Taib has been chief minister, finance minister and planning and resources management minister of since 1981. “He has been long criticized for corrupt practices and abuse of office but the Malaysian authorities have failed to take action against him, despite an ongoing investigation by the Malaysian Anti Corruption Commission,” a fund spokesman said in a prepared release. “Taib is a key supporter of Malaysian Prime Minister Najib run Razak’s ruling Barisan Nasional coalition.”
Taib, his four children, eight siblings and his first cousin Hamed bin Sepawi have stakes in 332 companies worth several billion US dollars in Malaysia, the report says. “The Taib family’s share in 14 large companies’ net assets alone has been calculated at 1.46 billion US dollars (RM4.6 billion). The three largest Taib family-linked companies are the 84 percent Taib-owned Cahya Mata Sarawak (net assets RM2.4 billion), the 25 percent Taib-owned Custodev Sdn Bhd (net assets RM1.6 billion) and the at least 35 percent Taib-owned Ta Ann Holdings Bhd (net assets: RM1.4 billion).
Cahya Mata Sarawak is a construction conglomerate listed on the Kuala Lumpur stock exchange (KLSE 2852) that has benefited massively from a cement monopoly and from untendered public contracts awarded by the Taib-led Sarawak state government. Ta Ann Holdings Bhd (KLSE 5012), which is chaired by Hamed Sepawi, is an internationally active logging company. Since its foundation in the 1980s, Ta Ann has been granted more than 675,000 hectares of logging and plantation concessions by the Taib government. Privately-held Custodev Sdn Bhd is a Sarawak-based property development company. Achi Jaya Holdings (net assets 550 million Ringgits), which is wholly owned by the Taib family, holds a monopoly over log exports from the timber-rich state.

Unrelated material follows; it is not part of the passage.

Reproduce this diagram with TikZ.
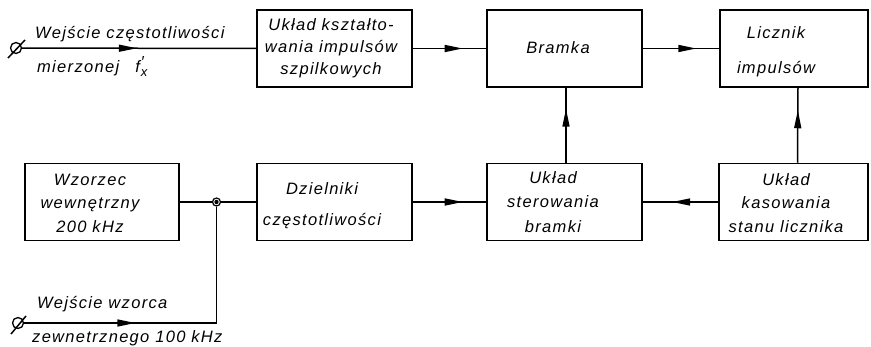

“We consider these corporate interests of the Taib family to be illicit assets”, said Bruno Manser Fund director Lukas Straumann in the prepared release. “There are many clear indications that Taib has abused his public office to build a corruption and fraud-based billion-dollar empire.”
“We are shocked to see that the Taib family has so shamelessly enriched itself while the people of Sarawak have to struggle with widespread poverty and an appalling lack of infrastructure and government services.”
The Bruno Manser Fund called on anti-corruption and anti-money-laundering authorities worldwide to investigate the Taib family’s business activities and freeze Taib family assets in their countries.